Note that it’s not the “ego eimi” of God’s self-revelation that is the focus for those who say Jesus is God. The real declaratory focus are the subsequent two words—“ho hon”—the Divine identifiers if you will! In the NIV God says to Moses: “I am [ego eimi] who I am [ho hon]. This is what you are to say to the Israelites: ‘I am [ho hon] has sent me to you.’ ” But the English translations highlight the wrong two words, i.e., instead of ego eimi it should be ho hon. Again, note that God didn’t say to Moses, “ego eimi has sent you” but that, “ho hon has sent you.” (Cp. Philo, Life of Moses, vol. 1.75: “He who is.”)

The NT writers do not record Jesus ever using “ho hon” in reference to himself, let alone “ego eimi ho hon.” Furthermore, what other words would you have Jesus use in order to identify himself? For example, when you say “I am a teacher” or “I am Bob” or “I am the only one who has the key to that door,” if you were to write them in Greek the same words would be used as self-identifiers: “ego eimi.” There is no simpler way to identify you! Lest you get really awkward! “The person who is speaking to you is a teacher/is Bob/is the only one who has the key.” Weird!

Jesus never said “I AM” or “I am that I am” or “I will be what I will be.” He simply said, “I am the good shepherd; I am the way, the truth and the life; I am the vine,” etc. Like the healed blind man, Jesus was only trying to identify himself for those either asking, or looking for him (cp. John 18.4-8).

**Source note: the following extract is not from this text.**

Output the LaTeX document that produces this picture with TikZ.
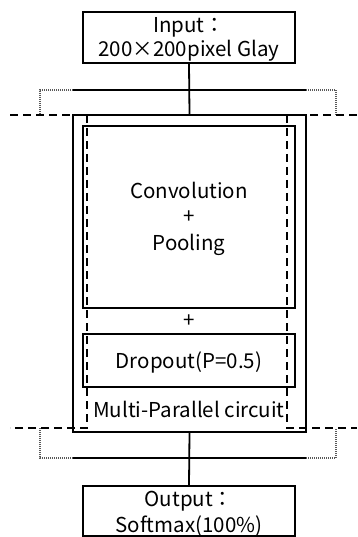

Jesus never claimed to be YHWH; He never claimed to be “The Great I AM” of the OT, YHWH. He did, however, repeatedly claim to be the unique Son of God, the Lord’s Messiah (Luke 2.26).

Xavier
Xavier
21stcr.org/multimedia/carlos_jimenez_interview/carlos_jimenez.html

2 Comments

  1. Lyndon says:

    Hi, I have heard some claim that Jesus used the same term in Exodus in Revelation, is this the case? Also where can I get a bible which has not been altered in such a radical way?
    Thanks, Lyndon.

    • Xavier says:

      Thanks.
      The reference of “Alpha Omega,” the Great I AM attributed to Jesus is based on a corruption.
      “Ambrose to prove the Omnipotence of Christ cites Apoc. 1.8 in these words, ‘I am Alpha & Omega saith the Lord Jesus who is & who was & who is to come, the Omnipotent’. Whereas the true reading is not, the Lord Jesus, but, the Lord God, that is, God the father.
      Again in Apoc. 1.11, the words of the son of man, ‘I am Alpha & Omega the first & the last’, have crept erroneously into some few Greek MSS, out of one of which Erasmus printed it, & into the Arabic version. For they are wanting in the Alexandrine MS & most others, & in the Syriac Latin & Æthiopic, & in the Commentaries of Arethas & Primasius, & in the Complutensian Edition.” Newton, Two Notable Corruptions of Scripture (part 4: ff. 70-83).

      And any good modern Bible translation is fine.